**EXERCISE DIRECTIONS**
In your copy, include every line of the listing below exactly but none of the pictures.

───── DATA LINES

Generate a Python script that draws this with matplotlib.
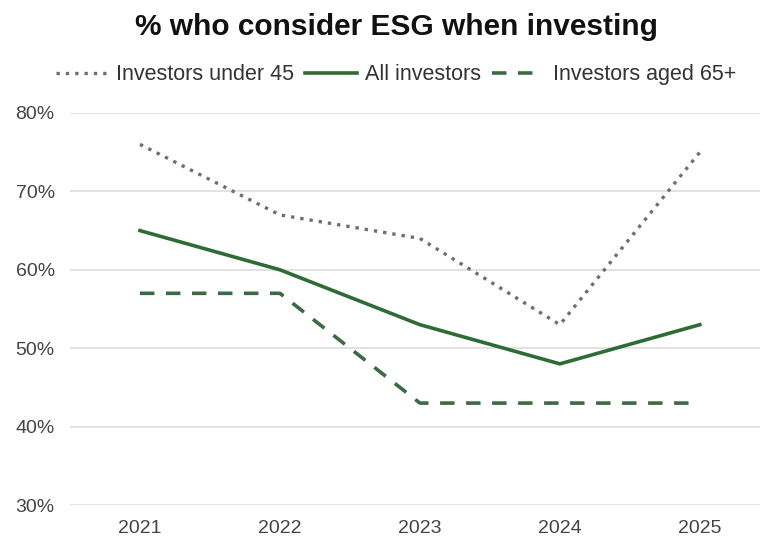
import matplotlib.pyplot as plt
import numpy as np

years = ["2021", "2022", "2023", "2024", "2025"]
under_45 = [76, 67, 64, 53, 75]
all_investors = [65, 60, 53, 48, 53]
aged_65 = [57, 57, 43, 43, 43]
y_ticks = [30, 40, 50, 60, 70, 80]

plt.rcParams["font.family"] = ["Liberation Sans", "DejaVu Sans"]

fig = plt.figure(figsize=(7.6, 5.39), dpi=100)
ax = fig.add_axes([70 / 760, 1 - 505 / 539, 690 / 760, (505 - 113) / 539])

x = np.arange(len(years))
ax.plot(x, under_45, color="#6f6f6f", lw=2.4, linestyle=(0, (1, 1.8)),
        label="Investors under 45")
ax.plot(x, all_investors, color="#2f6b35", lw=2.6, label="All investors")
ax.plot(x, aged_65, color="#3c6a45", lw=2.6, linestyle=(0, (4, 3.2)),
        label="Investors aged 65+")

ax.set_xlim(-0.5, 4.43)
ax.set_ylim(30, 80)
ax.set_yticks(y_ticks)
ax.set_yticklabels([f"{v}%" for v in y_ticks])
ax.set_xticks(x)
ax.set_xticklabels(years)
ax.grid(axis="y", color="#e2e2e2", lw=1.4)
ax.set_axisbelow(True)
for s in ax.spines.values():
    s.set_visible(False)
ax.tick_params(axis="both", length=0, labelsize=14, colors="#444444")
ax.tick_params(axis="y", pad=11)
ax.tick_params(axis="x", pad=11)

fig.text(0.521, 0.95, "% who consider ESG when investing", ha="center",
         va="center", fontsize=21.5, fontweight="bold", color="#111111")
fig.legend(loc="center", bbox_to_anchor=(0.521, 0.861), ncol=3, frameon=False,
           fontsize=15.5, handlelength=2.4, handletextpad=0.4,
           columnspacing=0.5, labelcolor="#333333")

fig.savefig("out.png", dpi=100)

──────────

**THE RESULT**
Generate a Python script that draws this with matplotlib.
import matplotlib.pyplot as plt
import numpy as np

years = ["2021", "2022", "2023", "2024", "2025"]
under_45 = [76, 67, 64, 53, 75]
all_investors = [65, 60, 53, 48, 53]
aged_65 = [57, 57, 43, 43, 43]
y_ticks = [30, 40, 50, 60, 70, 80]

plt.rcParams["font.family"] = ["Liberation Sans", "DejaVu Sans"]

fig = plt.figure(figsize=(7.6, 5.39), dpi=100)
ax = fig.add_axes([70 / 760, 1 - 505 / 539, 690 / 760, (505 - 113) / 539])

x = np.arange(len(years))
ax.plot(x, under_45, color="#6f6f6f", lw=2.4, linestyle=(0, (1, 1.8)),
        label="Investors under 45")
ax.plot(x, all_investors, color="#2f6b35", lw=2.6, label="All investors")
ax.plot(x, aged_65, color="#3c6a45", lw=2.6, linestyle=(0, (4, 3.2)),
        label="Investors aged 65+")

ax.set_xlim(-0.5, 4.43)
ax.set_ylim(30, 80)
ax.set_yticks(y_ticks)
ax.set_yticklabels([f"{v}%" for v in y_ticks])
ax.set_xticks(x)
ax.set_xticklabels(years)
ax.grid(axis="y", color="#e2e2e2", lw=1.4)
ax.set_axisbelow(True)
for s in ax.spines.values():
    s.set_visible(False)
ax.tick_params(axis="both", length=0, labelsize=14, colors="#444444")
ax.tick_params(axis="y", pad=11)
ax.tick_params(axis="x", pad=11)

fig.text(0.521, 0.95, "% who consider ESG when investing", ha="center",
         va="center", fontsize=21.5, fontweight="bold", color="#111111")
fig.legend(loc="center", bbox_to_anchor=(0.521, 0.861), ncol=3, frameon=False,
           fontsize=15.5, handlelength=2.4, handletextpad=0.4,
           columnspacing=0.5, labelcolor="#333333")

fig.savefig("out.png", dpi=100)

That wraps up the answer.